**Provided data:**
•••

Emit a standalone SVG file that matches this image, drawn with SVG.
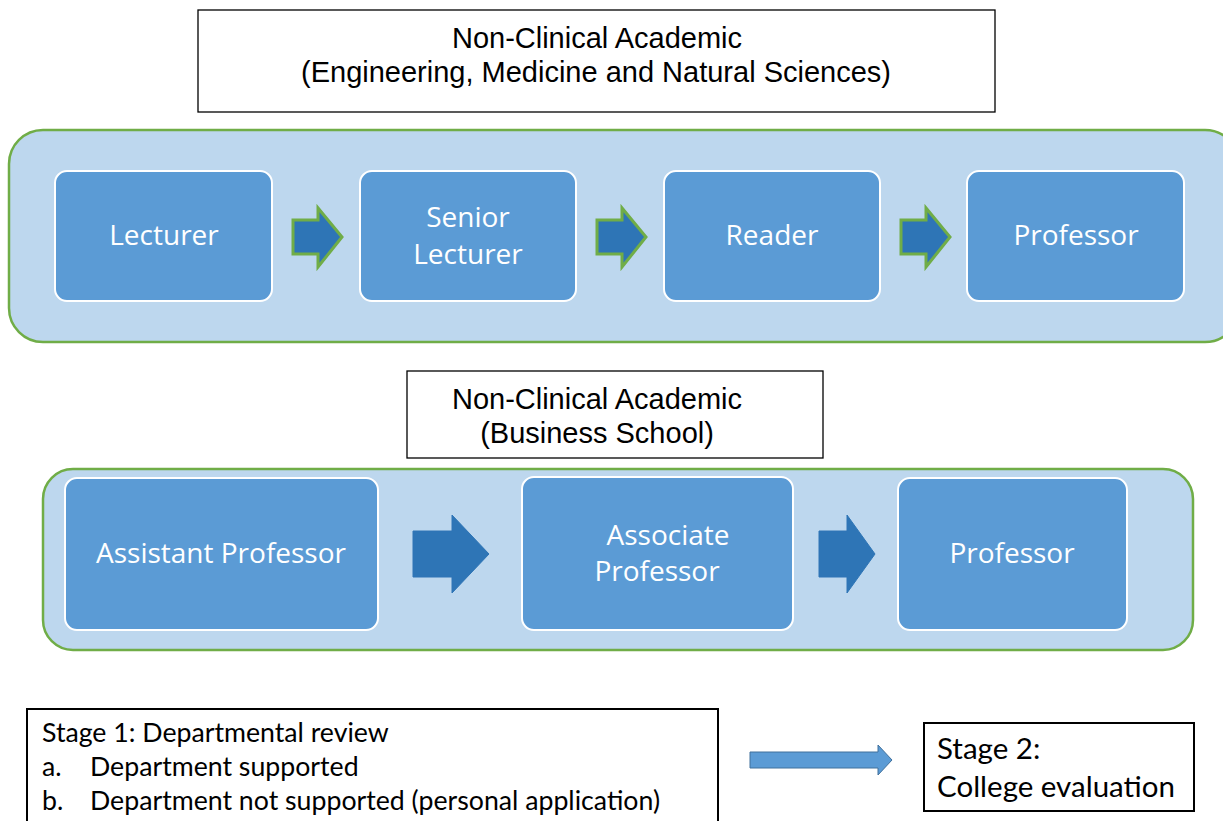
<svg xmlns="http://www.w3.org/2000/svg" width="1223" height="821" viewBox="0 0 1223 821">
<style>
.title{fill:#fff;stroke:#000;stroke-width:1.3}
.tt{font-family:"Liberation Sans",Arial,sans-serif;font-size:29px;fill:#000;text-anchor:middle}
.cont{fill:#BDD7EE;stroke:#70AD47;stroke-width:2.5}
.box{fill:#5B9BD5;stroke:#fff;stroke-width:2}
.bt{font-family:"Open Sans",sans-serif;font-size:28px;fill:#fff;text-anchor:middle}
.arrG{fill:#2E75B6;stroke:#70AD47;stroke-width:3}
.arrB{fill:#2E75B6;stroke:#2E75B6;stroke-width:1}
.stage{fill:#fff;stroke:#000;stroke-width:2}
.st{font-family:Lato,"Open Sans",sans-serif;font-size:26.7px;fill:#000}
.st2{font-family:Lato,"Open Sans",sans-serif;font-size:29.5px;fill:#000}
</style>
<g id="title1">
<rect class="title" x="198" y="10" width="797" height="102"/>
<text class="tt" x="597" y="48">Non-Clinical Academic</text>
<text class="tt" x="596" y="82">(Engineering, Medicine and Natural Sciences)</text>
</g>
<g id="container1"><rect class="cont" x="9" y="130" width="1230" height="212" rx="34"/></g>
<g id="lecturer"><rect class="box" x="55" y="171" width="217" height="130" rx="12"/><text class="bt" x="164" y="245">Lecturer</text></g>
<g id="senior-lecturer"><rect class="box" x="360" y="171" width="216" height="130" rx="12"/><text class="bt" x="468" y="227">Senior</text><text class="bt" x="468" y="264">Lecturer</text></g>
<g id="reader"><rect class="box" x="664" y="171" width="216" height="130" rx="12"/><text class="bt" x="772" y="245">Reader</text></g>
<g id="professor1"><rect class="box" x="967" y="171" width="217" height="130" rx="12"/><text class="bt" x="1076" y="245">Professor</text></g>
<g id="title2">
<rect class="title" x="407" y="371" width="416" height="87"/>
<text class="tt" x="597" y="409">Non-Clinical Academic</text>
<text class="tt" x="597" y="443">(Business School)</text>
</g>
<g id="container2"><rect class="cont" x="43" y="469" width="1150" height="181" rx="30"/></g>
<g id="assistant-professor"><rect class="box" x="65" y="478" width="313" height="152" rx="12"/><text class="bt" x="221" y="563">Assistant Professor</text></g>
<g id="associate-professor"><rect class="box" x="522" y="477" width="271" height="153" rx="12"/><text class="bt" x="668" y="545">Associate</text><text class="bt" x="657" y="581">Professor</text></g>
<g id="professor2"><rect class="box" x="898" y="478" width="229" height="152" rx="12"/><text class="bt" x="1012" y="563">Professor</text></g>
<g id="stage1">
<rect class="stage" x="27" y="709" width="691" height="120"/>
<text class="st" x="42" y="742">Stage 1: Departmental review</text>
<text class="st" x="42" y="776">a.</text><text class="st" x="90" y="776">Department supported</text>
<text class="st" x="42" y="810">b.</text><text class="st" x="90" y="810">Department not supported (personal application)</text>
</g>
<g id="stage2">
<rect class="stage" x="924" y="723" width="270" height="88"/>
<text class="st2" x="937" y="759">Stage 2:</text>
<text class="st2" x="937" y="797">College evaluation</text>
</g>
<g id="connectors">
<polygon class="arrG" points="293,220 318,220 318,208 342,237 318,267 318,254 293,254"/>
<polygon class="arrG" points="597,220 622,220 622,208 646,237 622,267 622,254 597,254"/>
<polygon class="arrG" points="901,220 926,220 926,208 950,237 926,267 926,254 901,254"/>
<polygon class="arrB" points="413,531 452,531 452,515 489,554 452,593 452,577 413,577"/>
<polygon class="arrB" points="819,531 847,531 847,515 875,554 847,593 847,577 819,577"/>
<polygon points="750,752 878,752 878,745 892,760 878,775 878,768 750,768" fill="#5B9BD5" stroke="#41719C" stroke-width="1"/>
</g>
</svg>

•••

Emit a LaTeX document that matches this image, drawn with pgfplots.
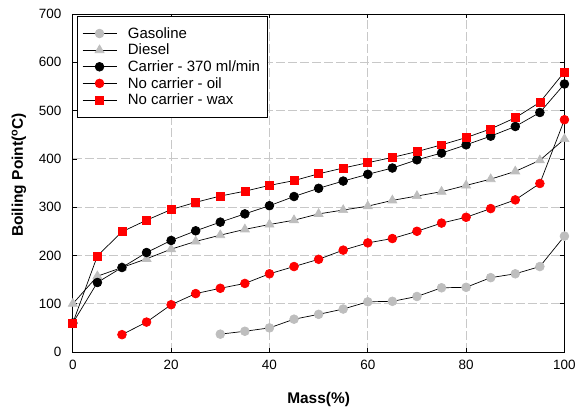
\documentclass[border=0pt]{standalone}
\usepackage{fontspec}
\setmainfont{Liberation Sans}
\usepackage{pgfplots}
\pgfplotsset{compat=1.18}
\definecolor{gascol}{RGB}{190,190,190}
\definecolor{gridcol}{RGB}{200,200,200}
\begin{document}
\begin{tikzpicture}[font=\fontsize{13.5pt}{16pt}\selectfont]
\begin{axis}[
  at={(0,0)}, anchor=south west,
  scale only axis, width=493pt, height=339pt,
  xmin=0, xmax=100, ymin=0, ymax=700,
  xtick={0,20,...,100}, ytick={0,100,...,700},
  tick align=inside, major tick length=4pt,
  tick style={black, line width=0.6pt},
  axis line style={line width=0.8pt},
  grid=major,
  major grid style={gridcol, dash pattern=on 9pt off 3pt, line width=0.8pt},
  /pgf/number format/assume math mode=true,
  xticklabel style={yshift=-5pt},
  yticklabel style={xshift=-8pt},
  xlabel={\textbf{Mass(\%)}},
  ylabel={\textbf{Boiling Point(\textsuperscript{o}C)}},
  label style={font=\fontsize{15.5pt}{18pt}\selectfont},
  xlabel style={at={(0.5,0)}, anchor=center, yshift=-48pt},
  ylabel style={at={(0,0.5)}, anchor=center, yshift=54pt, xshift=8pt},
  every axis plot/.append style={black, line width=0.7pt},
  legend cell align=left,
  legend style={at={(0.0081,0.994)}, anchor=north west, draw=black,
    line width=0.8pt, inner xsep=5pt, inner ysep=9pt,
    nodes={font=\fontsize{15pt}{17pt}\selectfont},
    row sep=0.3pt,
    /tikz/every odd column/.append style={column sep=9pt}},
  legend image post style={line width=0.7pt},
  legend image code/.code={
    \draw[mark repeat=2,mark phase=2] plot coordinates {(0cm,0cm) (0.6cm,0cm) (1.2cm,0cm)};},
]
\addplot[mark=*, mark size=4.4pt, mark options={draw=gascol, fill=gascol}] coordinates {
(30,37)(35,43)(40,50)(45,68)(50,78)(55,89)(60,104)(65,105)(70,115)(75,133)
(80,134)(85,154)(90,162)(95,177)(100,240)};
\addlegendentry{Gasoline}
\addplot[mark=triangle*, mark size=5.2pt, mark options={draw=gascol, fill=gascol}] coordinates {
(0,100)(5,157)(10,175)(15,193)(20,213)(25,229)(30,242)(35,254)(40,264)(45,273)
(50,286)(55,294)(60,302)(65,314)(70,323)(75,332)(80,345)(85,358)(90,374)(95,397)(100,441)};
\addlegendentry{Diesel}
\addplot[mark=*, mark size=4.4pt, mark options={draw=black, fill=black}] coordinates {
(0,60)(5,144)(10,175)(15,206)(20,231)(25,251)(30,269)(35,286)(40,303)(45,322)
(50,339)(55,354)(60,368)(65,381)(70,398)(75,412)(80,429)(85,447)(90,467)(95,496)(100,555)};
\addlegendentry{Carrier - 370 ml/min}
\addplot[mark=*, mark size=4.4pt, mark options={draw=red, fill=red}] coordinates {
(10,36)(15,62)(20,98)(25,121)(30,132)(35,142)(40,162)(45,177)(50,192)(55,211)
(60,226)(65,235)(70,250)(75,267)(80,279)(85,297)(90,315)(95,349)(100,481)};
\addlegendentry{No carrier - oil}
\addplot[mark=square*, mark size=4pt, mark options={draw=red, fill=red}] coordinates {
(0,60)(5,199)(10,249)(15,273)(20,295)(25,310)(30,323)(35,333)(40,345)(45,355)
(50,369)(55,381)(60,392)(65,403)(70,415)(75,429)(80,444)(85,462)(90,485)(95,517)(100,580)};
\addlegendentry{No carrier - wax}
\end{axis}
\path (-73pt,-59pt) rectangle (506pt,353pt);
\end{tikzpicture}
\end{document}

•••

In the listing, find each line with the string "image" and copy it.

**Written response:**
Emit a standalone SVG file that matches this image, drawn with SVG.
Emit a LaTeX document that matches this image, drawn with pgfplots.
  legend image post style={line width=0.7pt},
  legend image code/.code={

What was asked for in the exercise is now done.